The artist’s current constellation is typified by the geometrical division of a particular space, airiness, leaving room for exploring space through movement, as well as for interpretation. The individually positioned elements create "neural nodes", local clusters of artefacts that determine the final possibilities of the audience's movement through the space. It is the relations of objects in space and its boundaries that enable us to become aware of it and experience it. However, if we want to move through space, we must always make use of its empty sections, avoiding obstacles, bypassing matter. This may remind us of the often neglected and not easily imagined fact that all matter chiefly contains empty space.[2] It is only the invisible interconnections, the energy interactions between them, that create the ultimate illusion of solidity and stability. The reality, however, is movement, constant rearrangement, processes of birth and decline, renewal and growth.
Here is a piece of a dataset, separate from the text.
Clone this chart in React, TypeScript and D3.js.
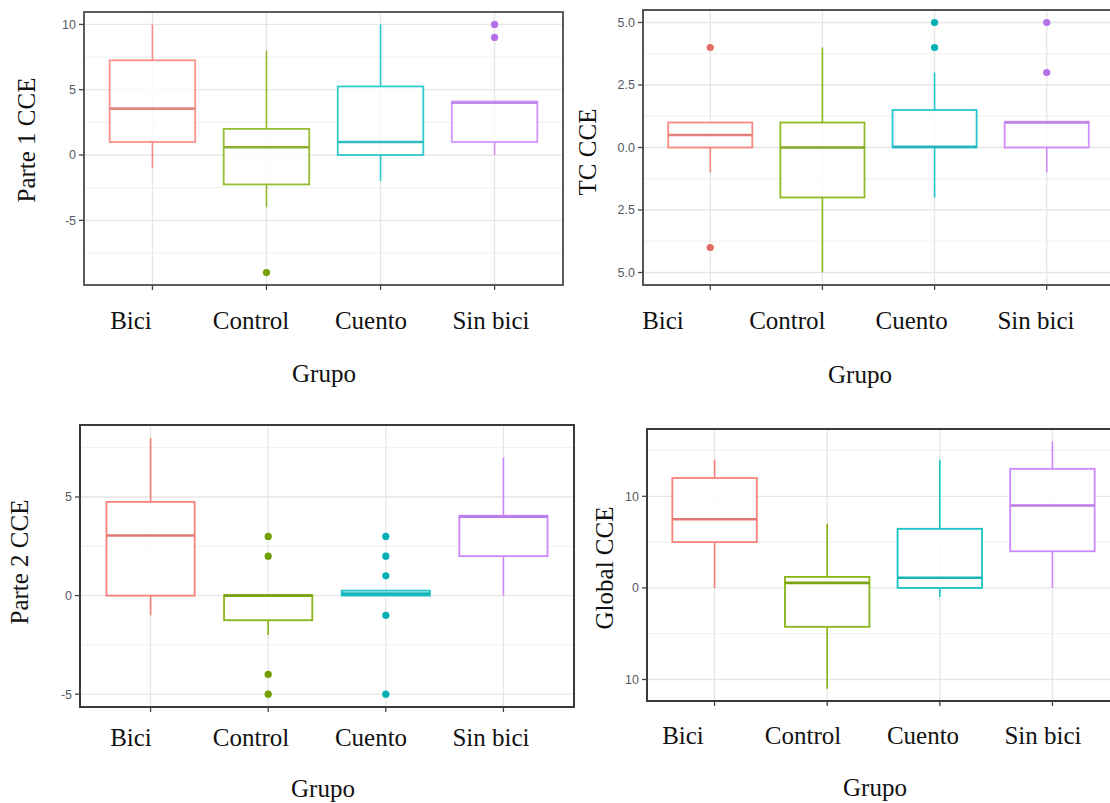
import { useEffect, useRef } from "react";
import * as d3 from "d3";

// grupos del eje x
const grupos = ["Bici", "Control", "Cuento", "Sin bici"];
const colores = ["#F8766D", "#7CAE00", "#00BFC4", "#C77CFF"];

// resumen de cinco numeros: [bigote inf, Q1, mediana, Q3, bigote sup]
const parte1Stats = [
    [-1, 1, 3.55, 7.25, 10],
    [-4, -2.25, 0.6, 2, 8],
    [-2, 0, 1, 5.25, 10],
    [0, 1, 4, 4.1, 4.1],
];
const parte1Outliers = [[], [-9], [], [10, 9]];
const parte1Ticks = [-5, 0, 5, 10];
const parte1TickLabels = ["-5", "0", "5", "10"];

const tcStats = [
    [-1, 0, 0.5, 1, 1],
    [-5, -2, 0, 1, 4],
    [-2, 0, 0.03, 1.5, 3],
    [-1, 0, 1, 1.03, 1.03],
];
const tcOutliers = [[4, -4], [], [5, 4], [5, 3]];
const tcTicks = [-5, -2.5, 0, 2.5, 5];
const tcTickLabels = ["5.0", "2.5", "0.0", "2.5", "5.0"];

const parte2Stats = [
    [-1, 0, 3.05, 4.75, 8],
    [-2, -1.25, 0, 0.03, 0.03],
    [0, 0, 0.1, 0.25, 0.25],
    [0, 2, 4, 4.05, 7],
];
const parte2Outliers = [[], [3, 2, -4, -5], [3, 2, 1, -1, -5], []];
const parte2Ticks = [-5, 0, 5];
const parte2TickLabels = ["-5", "0", "5"];

const globalStats = [
    [0, 5, 7.5, 12, 14],
    [-11, -4.25, 0.55, 1.2, 7],
    [-1, 0, 1.1, 6.45, 14],
    [0, 4, 9, 13, 16],
];
const globalOutliers = [[], [], [], []];
const globalTicks = [-10, 0, 10];
const globalTickLabels = ["10", "0", "10"];

const panels = [
    { stats: parte1Stats, outliers: parte1Outliers, ticks: parte1Ticks, tickLabels: parte1TickLabels, title: "Parte 1 CCE",
      l: 84, r: 563, t: 12, b: 285, titleX: 35, titleY: 140, labelRange: [131, 491], labelY: 329, grupoX: 324, grupoY: 382,
      alpha: 0.8, frame: "#5c5c5c" },
    { stats: tcStats, outliers: tcOutliers, ticks: tcTicks, tickLabels: tcTickLabels, title: "TC CCE",
      l: 643, r: 1114, t: 10, b: 285, titleX: 596, titleY: 152, labelRange: [663, 1036], labelY: 329, grupoX: 860, grupoY: 383,
      alpha: 0.85, frame: "#555" },
    { stats: parte2Stats, outliers: parte2Outliers, ticks: parte2Ticks, tickLabels: parte2TickLabels, title: "Parte 2 CCE",
      l: 80, r: 574, t: 425, b: 707, titleX: 28, titleY: 562, labelRange: [131, 491], labelY: 746, grupoX: 323, grupoY: 797,
      alpha: 0.9, frame: "#3a3a3a" },
    { stats: globalStats, outliers: globalOutliers, ticks: globalTicks, tickLabels: globalTickLabels, title: "Global CCE",
      l: 647, r: 1120, t: 429, b: 701, titleX: 613, titleY: 568, labelRange: [683, 1043], labelY: 744, grupoX: 875, grupoY: 796,
      alpha: 0.9, frame: "#3a3a3a" },
];

const App = () => {
    const ref = useRef(null);

    useEffect(() => {
        const svg = d3.select(ref.current);
        svg.selectAll("*").remove();
        svg.append("rect").attr("width", 1110).attr("height", 803).attr("fill", "white");

        panels.forEach(p => {
            const g = svg.append("g");

            // rango con 5% de expansion como ggplot
            const allVals = p.stats.flat().concat(p.outliers.flat());
            const [mn, mx] = d3.extent(allVals);
            const pad = (mx - mn) * 0.05;
            const y = d3.scaleLinear().domain([mn - pad, mx + pad]).range([p.b, p.t]);
            const x = d3.scalePoint().domain(grupos).range([p.l, p.r]).padding(0.6);
            const bw = x.step() * 0.75;

            const clip = "clip" + p.l + p.t;
            svg.append("clipPath").attr("id", clip)
                .append("rect").attr("x", p.l).attr("y", p.t).attr("width", p.r - p.l).attr("height", p.b - p.t);
            const inner = g.append("g").attr("clip-path", `url(#${clip})`);

            // grid
            const step = p.ticks[1] - p.ticks[0];
            const minor = p.ticks.map(t => t - step / 2).concat([p.ticks[p.ticks.length - 1] + step / 2])
                .filter(v => v > y.domain()[0] && v < y.domain()[1]);
            inner.selectAll(".minor").data(minor).enter().append("line")
                .attr("x1", p.l).attr("x2", p.r).attr("y1", d => y(d)).attr("y2", d => y(d))
                .attr("stroke", "#F0F0F0").attr("stroke-width", 1);
            inner.selectAll(".major").data(p.ticks).enter().append("line")
                .attr("x1", p.l).attr("x2", p.r).attr("y1", d => y(d)).attr("y2", d => y(d))
                .attr("stroke", "#E6E6E6").attr("stroke-width", 1.3);
            inner.selectAll(".vgrid").data(grupos).enter().append("line")
                .attr("x1", d => x(d)).attr("x2", d => x(d)).attr("y1", p.t).attr("y2", p.b)
                .attr("stroke", "#E6E6E6").attr("stroke-width", 1.3);

            // cajas
            p.stats.forEach((s, i) => {
                const cx = x(grupos[i]);
                const col = colores[i];
                const bx = inner.append("g").attr("opacity", p.alpha);
                bx.append("line").attr("x1", cx).attr("x2", cx).attr("y1", y(s[0])).attr("y2", y(s[1]))
                    .attr("stroke", col).attr("stroke-width", 1.6);
                bx.append("line").attr("x1", cx).attr("x2", cx).attr("y1", y(s[3])).attr("y2", y(s[4]))
                    .attr("stroke", col).attr("stroke-width", 1.6);
                bx.append("rect").attr("x", cx - bw / 2).attr("y", y(s[3])).attr("width", bw)
                    .attr("height", Math.max(y(s[1]) - y(s[3]), 0.5))
                    .attr("fill", "white").attr("stroke", col).attr("stroke-width", 1.8);
                bx.append("line").attr("x1", cx - bw / 2).attr("x2", cx + bw / 2).attr("y1", y(s[2])).attr("y2", y(s[2]))
                    .attr("stroke", d3.color(col).darker(0.3)).attr("stroke-width", 2.6);
                inner.selectAll(null).data(p.outliers[i]).enter().append("circle")
                    .attr("cx", cx).attr("cy", d => y(d)).attr("r", 3.6)
                    .attr("fill", d3.color(col).darker(0.25));
            });

            // marco
            g.append("rect").attr("x", p.l).attr("y", p.t).attr("width", p.r - p.l).attr("height", p.b - p.t)
                .attr("fill", "none").attr("stroke", p.frame).attr("stroke-width", 2);

            // ticks y
            g.selectAll(".yt").data(p.ticks).enter().append("line")
                .attr("x1", p.l - 5).attr("x2", p.l).attr("y1", d => y(d)).attr("y2", d => y(d))
                .attr("stroke", "#444").attr("stroke-width", 1.3);
            g.selectAll(".yl").data(p.ticks).enter().append("text")
                .attr("x", p.l - 8).attr("y", d => y(d)).attr("dy", "0.35em")
                .attr("text-anchor", "end")
                .style("font-family", "Liberation Sans, Arial, sans-serif")
                .style("font-size", "12.5px")
                .style("fill", "#555a66")
                .text((d, i) => p.tickLabels[i]);

            // ticks x
            g.selectAll(".xt").data(grupos).enter().append("line")
                .attr("x1", d => x(d)).attr("x2", d => x(d)).attr("y1", p.b).attr("y2", p.b + 5)
                .attr("stroke", "#444").attr("stroke-width", 1.3);

            // etiquetas de grupo
            const lx = d3.scalePoint().domain(grupos).range(p.labelRange);
            g.selectAll(".xl").data(grupos).enter().append("text")
                .attr("x", d => lx(d)).attr("y", p.labelY)
                .attr("text-anchor", "middle")
                .style("font-family", "Liberation Serif, Times New Roman, serif")
                .style("font-size", "25px")
                .style("fill", "#111")
                .text(d => d);

            g.append("text")
                .attr("x", p.grupoX).attr("y", p.grupoY)
                .attr("text-anchor", "middle")
                .style("font-family", "Liberation Serif, Times New Roman, serif")
                .style("font-size", "25px")
                .style("fill", "#111")
                .text("Grupo");

            g.append("text")
                .attr("transform", `translate(${p.titleX},${p.titleY}) rotate(-90)`)
                .attr("text-anchor", "middle")
                .style("font-family", "Liberation Serif, Times New Roman, serif")
                .style("font-size", "25px")
                .style("fill", "#111")
                .text(p.title);
        });

        return () => {
            d3.select(ref.current).selectAll("*").remove();
        };
    }, []);

    return (
        <svg ref={ref} width={1110} height={803}
            style={{ position: "absolute", left: 0, top: 0, display: "block" }}></svg>
    );
};

export default App;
On a personal level, for Habima Fuchs organizing an exhibition is an opportunity to materialize, or visually invoke, an affirmation for (re?)establishing balance in no less than a cosmic sense. Balance implies symmetry, and symmetry implies a balanced symbiosis of birth and decline, a unity manifested in two ways. This is the principle of eternity, and we are matter, i.e. energy that rearranges itself, at one time it is this and at another time it is that, sometimes it is "big" and sometimes it is "small", sometimes its transformation lasts long and at other times it is hectic in nature, and despite the illusion of exclusive individual existence, only reciprocity (consisting of unique elements) is the continuous interconnection of everything in the spatial and temporal sense, of what we understand as “the world”.
 
 
 

[1] According to the equation E=MC2.

[2] To be precise, it is 99.9999999999996 % of empty space compared to the proportion of matter constituting an atom.